Chinese company Kerui is looking to register as a business in Crimea to make supplying equipment easier

China’s Kerui is set to deliver oil and gas equipment to Crimea, the company’s vice president, Wang Bin, told Tass during a Russian-Chinese business forum on Wednesday. Crimea and Russia have both struggled to continue exploring for oil and gas as Western sanctions cut them off from technology used in the exploration and production of oil, gas or mineral resources.

“We are a private company and we have been working in Russia since 1999,” said Bin. “We have been monitoring the situation in Crimea for around a year and are interested in supplies of oil and gas equipment there and also providing services on maintenance of equipment. We are already holding a dialogue with Crimea’s business circles. They say they definitely need our equipment.”

The company hopes to be entitled to a preferential regime in Russia to speed up the registration process in Crimea. “After that we will start exporting our equipment and then will consider the opportunities for investment cooperation,” Kerui’s vice president explained. If the preferential status is granted to Kerui, the company will be exempt from some tax, customs and social payments.

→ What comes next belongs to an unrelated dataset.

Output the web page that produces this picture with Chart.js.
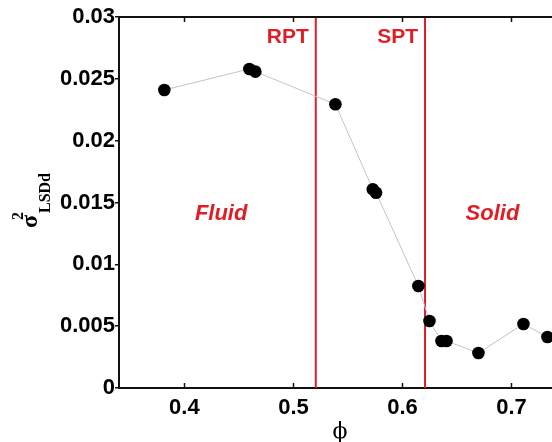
<!DOCTYPE html>
<html lang="en">
<head>
    <meta charset="UTF-8">
    <title>LSDd variance vs phi</title>
    <script src="https://cdn.jsdelivr.net/npm/chart.js"></script>
    <style>
        body { margin: 0; overflow: hidden; background: #fff; }
    </style>
</head>
<body>
    <canvas id="chart" width="700" height="442"></canvas>

    <script>
        // packing fraction and variance
        const phi = [0.3816, 0.4596, 0.4651, 0.5385, 0.5728, 0.5758, 0.6146, 0.6248, 0.6358, 0.6404, 0.6697, 0.7110, 0.7330];
        const sigma2 = [0.0241, 0.0258, 0.02558, 0.02294, 0.01607, 0.01579, 0.00825, 0.00542, 0.0038, 0.0038, 0.00283, 0.00518, 0.00412];

        // transition lines
        const transitions = ['RPT', 'SPT'];
        const transitionPhi = [0.5205, 0.6207];

        const xTicks = [0.4, 0.5, 0.6, 0.7, 0.8];
        const yTicks = [0, 0.005, 0.01, 0.015, 0.02, 0.025, 0.03];

        const red = '#de1f26';

        // frame top, inward x ticks, labels and axis titles
        const decorations = {
            id: 'decorations',
            afterDraw(chart) {
                const ctx = chart.ctx;
                const a = chart.chartArea;
                const xs = chart.scales.x;
                const ys = chart.scales.y;
                ctx.save();
                ctx.strokeStyle = '#111';
                ctx.lineWidth = 2;
                ctx.beginPath();
                ctx.moveTo(a.left - 1, a.top);
                ctx.lineTo(a.right, a.top);
                ctx.stroke();
                ctx.lineWidth = 1.5;
                xTicks.forEach(v => {
                    const px = Math.round(xs.getPixelForValue(v)) + 0.5;
                    ctx.beginPath();
                    ctx.moveTo(px, a.bottom);
                    ctx.lineTo(px, a.bottom - 5);
                    ctx.moveTo(px, a.top);
                    ctx.lineTo(px, a.top + 5);
                    ctx.stroke();
                });

                // RPT / SPT labels
                ctx.fillStyle = red;
                ctx.font = 'bold 21px "Liberation Sans", Arial, sans-serif';
                ctx.textAlign = 'right';
                ctx.textBaseline = 'middle';
                transitions.forEach((t, i) => {
                    ctx.fillText(t, xs.getPixelForValue(transitionPhi[i]) - 7, 37);
                });

                // phase labels
                ctx.font = 'italic bold 22px "Liberation Sans", Arial, sans-serif';
                ctx.textAlign = 'center';
                ctx.fillText('Fluid', xs.getPixelForValue(0.4337), ys.getPixelForValue(0.01407));
                ctx.fillText('Solid', xs.getPixelForValue(0.6826), ys.getPixelForValue(0.01407));

                // x title
                ctx.fillStyle = '#000';
                ctx.font = '22px "DejaVu Serif", "Liberation Serif", serif';
                ctx.fillText('ϕ', 340, 432);

                // y title, rotated: sigma^2_LSDd
                ctx.translate(37, 228);
                ctx.rotate(-Math.PI / 2);
                ctx.textAlign = 'left';
                ctx.textBaseline = 'alphabetic';
                ctx.font = 'bold 24px "Liberation Serif", serif';
                ctx.fillText('σ', 0, 0);
                ctx.font = 'bold 16px "Liberation Serif", serif';
                ctx.fillText('2', 8, -14);
                ctx.fillText('LSDd', 15, 13);
                ctx.restore();
            }
        };

        const tickFont = { family: '"Liberation Sans", Arial, sans-serif', size: 22, weight: 'bold' };

        const datasets = [{
            data: phi.map((x, i) => ({ x: x, y: sigma2[i] })),
            borderColor: '#c4c4c4',
            borderWidth: 1,
            pointRadius: 6.3,
            pointBackgroundColor: '#000',
            pointBorderColor: '#000',
            pointBorderWidth: 0,
            order: 0
        }];
        transitionPhi.forEach(p => {
            datasets.push({
                data: [{ x: p, y: 0 }, { x: p, y: 0.03 }],
                borderColor: red,
                borderWidth: 2,
                pointRadius: 0,
                order: 1
            });
        });

        new Chart(document.getElementById('chart'), {
            type: 'scatter',
            data: { datasets: datasets },
            options: {
                responsive: false,
                animation: false,
                showLine: true,
                layout: { padding: { left: 0, right: 25, top: 17, bottom: 0 } },
                plugins: { legend: { display: false }, tooltip: { enabled: false } },
                scales: {
                    x: {
                        type: 'linear',
                        min: 0.34,
                        max: 0.85,
                        afterFit: s => { s.height = 54; },
                        afterBuildTicks: s => { s.ticks = xTicks.map(v => ({ value: v })); },
                        grid: { drawOnChartArea: false, drawTicks: false },
                        border: { color: '#111', width: 2 },
                        ticks: {
                            color: '#000',
                            font: tickFont,
                            padding: 7,
                            maxRotation: 0,
                            autoSkip: false,
                            callback: v => String(v)
                        }
                    },
                    y: {
                        min: 0,
                        max: 0.03,
                        afterFit: s => { s.width = 119; },
                        afterBuildTicks: s => { s.ticks = yTicks.map(v => ({ value: v })); },
                        grid: { drawOnChartArea: false, drawTicks: true, tickLength: 4, color: '#111', lineWidth: 1.5 },
                        border: { color: '#111', width: 2 },
                        ticks: {
                            color: '#000',
                            font: tickFont,
                            padding: 0,
                            callback: v => String(v)
                        }
                    }
                }
            },
            plugins: [decorations]
        });
    </script>
</body>
</html>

Russia Annexed Crimea for Black Sea Oil Reserves: Experts

Experts like Gilles Lericolais, the director of European and international affairs at France’s state oceanographic group, and Carol R. Saivets, a Eurasian expert in the Security Studies Program at Massachusetts Institute of Technology, believe one of the reasons Russia annexed Crimea in the first place may have been the oil reserves in the Black Sea.

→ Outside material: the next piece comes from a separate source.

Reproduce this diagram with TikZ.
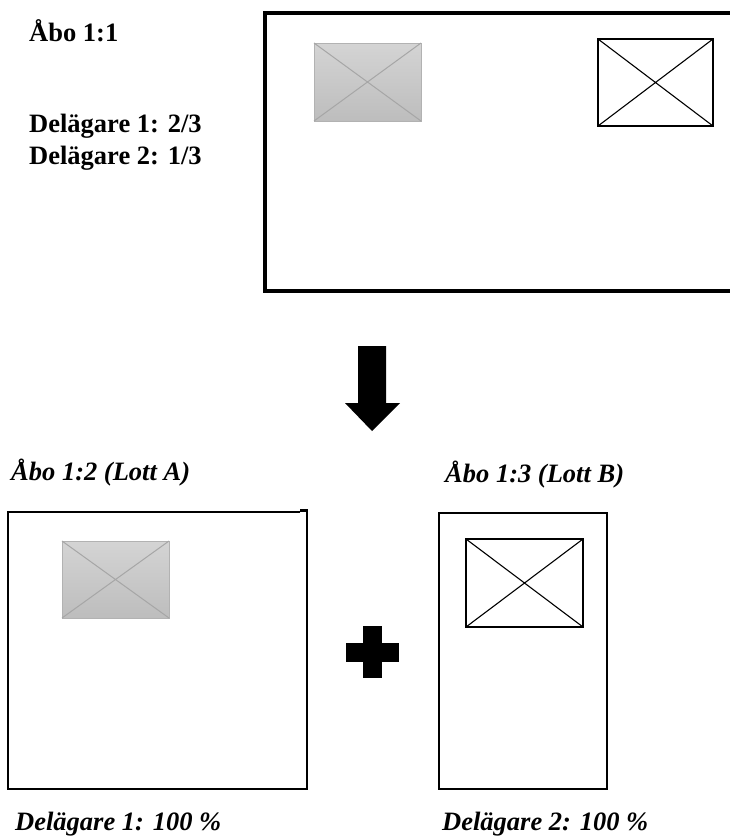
\documentclass[tikz,border=0pt]{standalone}
\usepackage{fontspec}
\setmainfont{Liberation Serif}
\definecolor{grayTop}{HTML}{D4D4D4}
\definecolor{grayBot}{HTML}{BDBDBD}
\definecolor{grayEdge}{HTML}{B2B2B2}
\definecolor{grayLine}{HTML}{A6A6A6}
\begin{document}
\begin{tikzpicture}[x=1pt,y=-1pt,
  lbl/.style={anchor=base west,inner sep=0pt,font=\fontsize{26.5}{30}\selectfont\bfseries},
  ilbl/.style={anchor=base west,inner sep=0pt,font=\fontsize{26.5}{30}\selectfont\bfseries\itshape},
  plotline/.style={line width=3.1pt},
  lotline/.style={line width=2.8pt},
  houseline/.style={line width=2.9pt},
  crossline/.style={line width=1.1pt},
  shedbox/.style={top color=grayTop,bottom color=grayBot,draw=grayEdge,line width=1pt},
  shedcross/.style={draw=grayLine,line width=1pt},
  bigarrow/.style={fill=black,draw=none}]
\useasboundingbox (0,0) rectangle (729,838);

% labels
\node[lbl] (t1) at (29,41) {Åbo 1:1};
\node[lbl] (o1) at (29,132) {Delägare 1: 2/3};
\node[lbl] (o2) at (29,164) {Delägare 2: 1/3};
\node[ilbl] (ta) at (11,480) {Åbo 1:2 (Lott A)};
\node[ilbl] (tb) at (445,482) {Åbo 1:3 (Lott B)};
\node[ilbl] (oa) at (15,830) {Delägare 1: 100 \%};
\node[ilbl] (ob) at (442,830) {Delägare 2: 100 \%};

% original plot 1:1
\draw[plotline] (732,13) -- (265,13) -- (265,291) -- (732,291);
\shade[shedbox] (314,43) rectangle (421,121);
\draw[shedcross] (314,43) -- (421,121) (314,121) -- (421,43);
\draw[houseline] (598,39) rectangle (713,126);
\draw[crossline] (598,39) -- (713,126) (598,126) -- (713,39);

% arrow
\fill[bigarrow] (358,346) -- (386,346) -- (386,403) -- (400,403) -- (372,431)
  -- (345,403) -- (358,403) -- cycle;

% lot A
\draw[lotline] (300,512) -- (8,512) -- (8,789) -- (307,789) -- (307,510.5) -- (300,510.5);
\shade[shedbox] (62,541) rectangle (169,618);
\draw[shedcross] (62,541) -- (169,618) (62,618) -- (169,541);

% plus
\fill[bigarrow] (363,626) rectangle (382,678);
\fill[bigarrow] (346,643) rectangle (399,662);

% lot B
\draw[lotline] (439,513) rectangle (607,789);
\draw[houseline] (466,539) rectangle (583,627);
\draw[crossline] (466,539) -- (583,627) (466,627) -- (583,539);
\end{tikzpicture}
\end{document}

By absorbing Crimea, Russia added to its territorial boundaries in both the Black and Azov Seas. William B. F. Ryan, a marine geologist at the Lamont-Doherty Earth Observatory of Columbia University, said Russia’s takeover of Crimea gave it what are potentially “the best” of that body’s deep oil reserves.

Russia gained roughly 36,000 square miles to Russia’s existing holdings. The addition is more than three times the size of the Crimean landmass, or about the size of Maine, but it has been difficult for Russia to develop any new assets due to sanctions. Kerui’s move into Crimea could meet a demand for equipment to develop those resources.